» **Provided records**
::::::::
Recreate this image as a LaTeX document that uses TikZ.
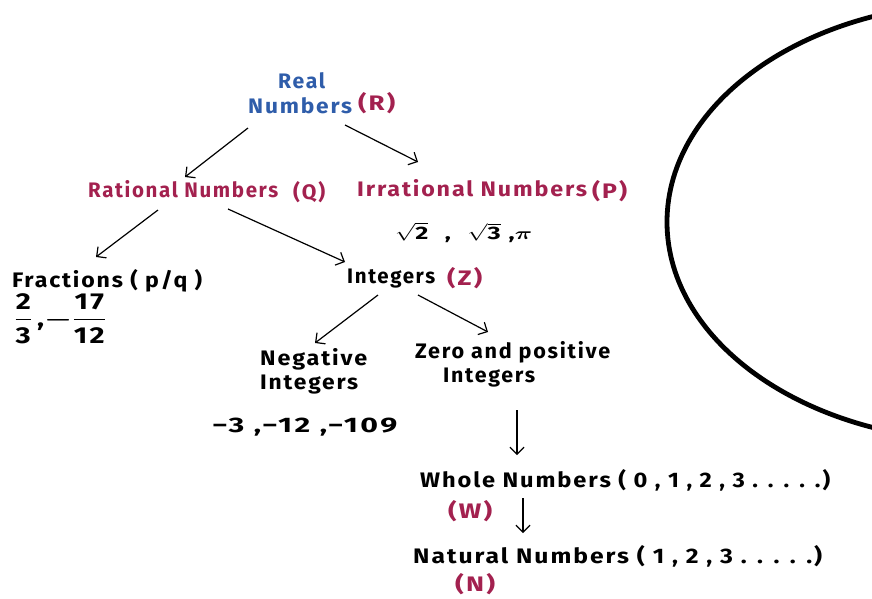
::::::::
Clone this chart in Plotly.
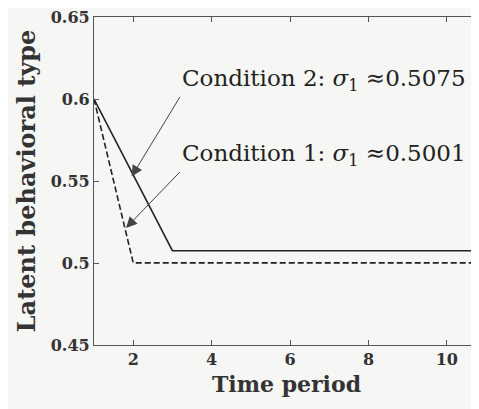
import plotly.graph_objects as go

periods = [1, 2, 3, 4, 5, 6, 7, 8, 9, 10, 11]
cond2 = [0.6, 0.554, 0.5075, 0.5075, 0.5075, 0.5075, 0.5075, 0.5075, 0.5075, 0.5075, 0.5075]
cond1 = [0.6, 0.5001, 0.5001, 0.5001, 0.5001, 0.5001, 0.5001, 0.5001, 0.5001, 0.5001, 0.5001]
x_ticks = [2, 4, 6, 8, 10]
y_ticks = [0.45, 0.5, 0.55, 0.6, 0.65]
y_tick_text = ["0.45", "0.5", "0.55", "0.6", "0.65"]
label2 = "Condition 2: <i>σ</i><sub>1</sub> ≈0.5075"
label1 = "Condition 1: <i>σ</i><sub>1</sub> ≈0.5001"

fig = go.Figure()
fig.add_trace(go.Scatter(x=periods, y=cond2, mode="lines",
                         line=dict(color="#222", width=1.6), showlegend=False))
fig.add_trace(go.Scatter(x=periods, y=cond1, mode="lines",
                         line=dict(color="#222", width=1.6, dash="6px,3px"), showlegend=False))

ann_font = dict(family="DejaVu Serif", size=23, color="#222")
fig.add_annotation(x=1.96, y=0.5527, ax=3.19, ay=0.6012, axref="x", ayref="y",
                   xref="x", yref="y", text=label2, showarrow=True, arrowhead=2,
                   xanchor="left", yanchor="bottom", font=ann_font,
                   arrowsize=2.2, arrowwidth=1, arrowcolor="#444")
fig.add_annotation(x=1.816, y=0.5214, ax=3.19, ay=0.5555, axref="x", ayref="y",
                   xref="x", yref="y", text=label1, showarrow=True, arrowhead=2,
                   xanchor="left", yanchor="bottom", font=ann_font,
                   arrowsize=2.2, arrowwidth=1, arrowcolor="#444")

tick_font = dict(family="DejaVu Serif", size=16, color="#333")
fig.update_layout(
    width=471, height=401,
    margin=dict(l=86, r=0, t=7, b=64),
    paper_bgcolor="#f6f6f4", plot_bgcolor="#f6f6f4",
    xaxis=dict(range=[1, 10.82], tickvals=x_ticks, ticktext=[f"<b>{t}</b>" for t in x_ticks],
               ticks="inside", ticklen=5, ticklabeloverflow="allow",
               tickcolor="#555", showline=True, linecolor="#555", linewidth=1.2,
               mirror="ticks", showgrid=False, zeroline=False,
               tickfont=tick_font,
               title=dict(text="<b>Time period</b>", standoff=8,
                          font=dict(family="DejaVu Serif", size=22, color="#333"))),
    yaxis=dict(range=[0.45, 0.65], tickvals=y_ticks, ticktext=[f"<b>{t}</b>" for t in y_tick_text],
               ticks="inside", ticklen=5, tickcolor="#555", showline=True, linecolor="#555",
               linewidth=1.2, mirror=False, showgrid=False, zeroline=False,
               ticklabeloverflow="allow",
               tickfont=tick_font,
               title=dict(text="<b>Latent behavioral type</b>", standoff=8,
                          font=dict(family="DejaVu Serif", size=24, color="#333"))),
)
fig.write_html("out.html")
::::::::
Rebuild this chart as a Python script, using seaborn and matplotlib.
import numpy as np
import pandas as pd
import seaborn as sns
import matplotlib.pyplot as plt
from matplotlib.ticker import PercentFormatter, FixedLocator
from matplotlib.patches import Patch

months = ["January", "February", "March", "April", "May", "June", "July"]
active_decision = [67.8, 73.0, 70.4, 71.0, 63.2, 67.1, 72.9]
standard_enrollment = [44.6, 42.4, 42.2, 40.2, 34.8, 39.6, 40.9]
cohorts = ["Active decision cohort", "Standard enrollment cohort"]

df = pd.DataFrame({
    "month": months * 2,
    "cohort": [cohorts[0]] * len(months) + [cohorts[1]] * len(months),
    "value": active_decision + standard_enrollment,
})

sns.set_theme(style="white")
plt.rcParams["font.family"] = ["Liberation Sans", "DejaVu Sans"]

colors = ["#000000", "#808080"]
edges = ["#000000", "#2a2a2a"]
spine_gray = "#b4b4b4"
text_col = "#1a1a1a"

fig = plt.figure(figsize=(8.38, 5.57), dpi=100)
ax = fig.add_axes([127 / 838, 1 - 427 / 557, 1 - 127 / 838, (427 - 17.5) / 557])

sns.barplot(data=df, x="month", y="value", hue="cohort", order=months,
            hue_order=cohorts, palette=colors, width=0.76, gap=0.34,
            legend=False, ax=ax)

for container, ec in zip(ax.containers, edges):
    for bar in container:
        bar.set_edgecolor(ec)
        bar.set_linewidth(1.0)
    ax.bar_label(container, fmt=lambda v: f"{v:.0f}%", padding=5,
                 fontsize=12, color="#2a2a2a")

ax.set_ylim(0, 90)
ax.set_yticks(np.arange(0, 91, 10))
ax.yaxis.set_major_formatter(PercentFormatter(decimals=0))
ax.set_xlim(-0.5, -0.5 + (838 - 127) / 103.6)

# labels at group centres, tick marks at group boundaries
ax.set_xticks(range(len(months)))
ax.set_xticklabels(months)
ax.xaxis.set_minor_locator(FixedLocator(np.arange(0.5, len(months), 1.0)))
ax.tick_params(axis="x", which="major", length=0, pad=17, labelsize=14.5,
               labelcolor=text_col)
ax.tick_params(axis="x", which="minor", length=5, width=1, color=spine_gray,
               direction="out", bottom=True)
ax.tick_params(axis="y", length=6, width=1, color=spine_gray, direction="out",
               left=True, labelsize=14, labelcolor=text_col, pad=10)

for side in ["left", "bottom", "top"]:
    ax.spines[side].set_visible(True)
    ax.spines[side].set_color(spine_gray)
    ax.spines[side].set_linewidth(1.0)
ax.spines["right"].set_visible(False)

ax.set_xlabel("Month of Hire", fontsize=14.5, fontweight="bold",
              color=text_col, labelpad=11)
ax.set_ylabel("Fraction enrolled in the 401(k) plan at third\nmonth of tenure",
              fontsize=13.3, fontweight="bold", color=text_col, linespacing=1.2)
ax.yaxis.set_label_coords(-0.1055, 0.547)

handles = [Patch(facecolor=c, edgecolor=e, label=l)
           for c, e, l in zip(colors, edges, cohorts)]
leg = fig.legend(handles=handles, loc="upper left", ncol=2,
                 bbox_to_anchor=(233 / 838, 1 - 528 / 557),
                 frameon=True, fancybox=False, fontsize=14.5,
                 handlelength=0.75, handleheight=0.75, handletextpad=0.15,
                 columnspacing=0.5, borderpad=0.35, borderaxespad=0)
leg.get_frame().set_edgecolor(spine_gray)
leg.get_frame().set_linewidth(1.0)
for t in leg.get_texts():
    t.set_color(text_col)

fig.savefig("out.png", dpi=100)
::::::::
» **Task description**
Retype precisely, and only, the span of lines that opens at the line containing "Rebuild this chart" and closes at the line containing "ax.set_xlim(-0.5, -0.5 + (838 - 127) / 103.6)", both inclusive.

» **Worked answer**
Rebuild this chart as a Python script, using seaborn and matplotlib.
import numpy as np
import pandas as pd
import seaborn as sns
import matplotlib.pyplot as plt
from matplotlib.ticker import PercentFormatter, FixedLocator
from matplotlib.patches import Patch

months = ["January", "February", "March", "April", "May", "June", "July"]
active_decision = [67.8, 73.0, 70.4, 71.0, 63.2, 67.1, 72.9]
standard_enrollment = [44.6, 42.4, 42.2, 40.2, 34.8, 39.6, 40.9]
cohorts = ["Active decision cohort", "Standard enrollment cohort"]

df = pd.DataFrame({
    "month": months * 2,
    "cohort": [cohorts[0]] * len(months) + [cohorts[1]] * len(months),
    "value": active_decision + standard_enrollment,
})

sns.set_theme(style="white")
plt.rcParams["font.family"] = ["Liberation Sans", "DejaVu Sans"]

colors = ["#000000", "#808080"]
edges = ["#000000", "#2a2a2a"]
spine_gray = "#b4b4b4"
text_col = "#1a1a1a"

fig = plt.figure(figsize=(8.38, 5.57), dpi=100)
ax = fig.add_axes([127 / 838, 1 - 427 / 557, 1 - 127 / 838, (427 - 17.5) / 557])

sns.barplot(data=df, x="month", y="value", hue="cohort", order=months,
            hue_order=cohorts, palette=colors, width=0.76, gap=0.34,
            legend=False, ax=ax)

for container, ec in zip(ax.containers, edges):
    for bar in container:
        bar.set_edgecolor(ec)
        bar.set_linewidth(1.0)
    ax.bar_label(container, fmt=lambda v: f"{v:.0f}%", padding=5,
                 fontsize=12, color="#2a2a2a")

ax.set_ylim(0, 90)
ax.set_yticks(np.arange(0, 91, 10))
ax.yaxis.set_major_formatter(PercentFormatter(decimals=0))
ax.set_xlim(-0.5, -0.5 + (838 - 127) / 103.6)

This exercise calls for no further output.